Use the results to propose an unbiased estimator \(\hat\lambda_{\text{unbiased}}\) of \(\lambda\).
Calculate the MSE of \(\hat\lambda\).
Calculate the MSE of \(\hat\lambda_{\text{unbiased}}\).
Which estimator is better?

(Hint: You should be able to calculate \(\text{E}\!\left[ \frac{1}{\bar X^2} \right]\) in a similar way to Example 39.1.)

Exercise 39.4 (Moments of the exponential distribution) Let \(X \sim \text{Exponential}(\lambda)\). Show that \[ \text{E}\!\left[ X^k \right] = \frac{k!}{\lambda^k} \] for any positive integer \(k\).

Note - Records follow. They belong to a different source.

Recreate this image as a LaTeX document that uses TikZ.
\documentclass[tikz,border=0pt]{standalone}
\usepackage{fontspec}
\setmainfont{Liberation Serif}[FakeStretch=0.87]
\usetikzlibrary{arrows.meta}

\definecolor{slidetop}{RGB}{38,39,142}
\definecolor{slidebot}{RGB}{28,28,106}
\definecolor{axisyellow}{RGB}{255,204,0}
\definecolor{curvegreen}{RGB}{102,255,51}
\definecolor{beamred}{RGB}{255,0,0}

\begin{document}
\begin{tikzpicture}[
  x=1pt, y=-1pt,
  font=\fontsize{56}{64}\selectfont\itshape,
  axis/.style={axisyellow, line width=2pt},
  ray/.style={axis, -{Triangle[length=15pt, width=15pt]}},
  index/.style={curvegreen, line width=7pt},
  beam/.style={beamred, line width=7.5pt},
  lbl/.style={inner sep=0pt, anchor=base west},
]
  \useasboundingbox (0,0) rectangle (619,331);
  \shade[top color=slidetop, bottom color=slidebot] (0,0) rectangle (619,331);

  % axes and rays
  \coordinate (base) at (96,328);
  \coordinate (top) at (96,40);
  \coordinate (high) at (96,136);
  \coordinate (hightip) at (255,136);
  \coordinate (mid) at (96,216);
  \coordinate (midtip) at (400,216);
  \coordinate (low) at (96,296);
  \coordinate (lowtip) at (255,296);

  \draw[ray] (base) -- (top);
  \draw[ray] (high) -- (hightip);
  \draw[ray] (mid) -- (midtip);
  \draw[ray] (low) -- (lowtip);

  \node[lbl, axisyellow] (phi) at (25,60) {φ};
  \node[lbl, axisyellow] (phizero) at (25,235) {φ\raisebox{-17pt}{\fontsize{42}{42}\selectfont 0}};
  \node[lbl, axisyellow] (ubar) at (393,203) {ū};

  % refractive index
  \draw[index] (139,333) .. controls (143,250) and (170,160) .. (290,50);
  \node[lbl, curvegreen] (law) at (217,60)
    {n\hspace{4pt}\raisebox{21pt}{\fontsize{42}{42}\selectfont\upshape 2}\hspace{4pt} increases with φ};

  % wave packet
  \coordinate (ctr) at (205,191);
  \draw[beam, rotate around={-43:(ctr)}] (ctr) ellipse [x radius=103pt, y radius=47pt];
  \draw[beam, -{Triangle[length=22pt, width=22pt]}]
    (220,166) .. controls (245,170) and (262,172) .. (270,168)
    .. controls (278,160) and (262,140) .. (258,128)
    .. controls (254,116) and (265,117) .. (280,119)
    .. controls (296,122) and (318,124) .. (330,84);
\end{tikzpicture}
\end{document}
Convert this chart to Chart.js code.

Exercise 39.5 (Modeling rainfall using the gamma distribution) The total rain water collected in the Crystal Springs Reservoir in a year is gamma distributed with mean \(1000\) gallons and standard deviation \(300\) gallons. Assuming rain is independent year to year, what is the probability that

the total rainwater collected by the reservoir in two years is less than \(2500\) gallons?
more than average collection of rain water happens in at least three of the next five years?

Exercise 39.6 (Relationship between the gamma and Poisson distributions) Let \(\alpha\) be a positive integer.

Show that \[ \int_x^\infty \frac{1}{\Gamma(\alpha)} z^{\alpha - 1} e^{-z} \, dz = \sum_{y=0}^{\alpha-1} \frac{x^y e^{-x}}{y!}. \]
If \(X \sim \text{Gamma}(\alpha,\lambda)\), show that \[ P(X \leq x) = P(Y \geq \alpha), \] where \(Y \sim \text{Poisson}(\lambda x)\).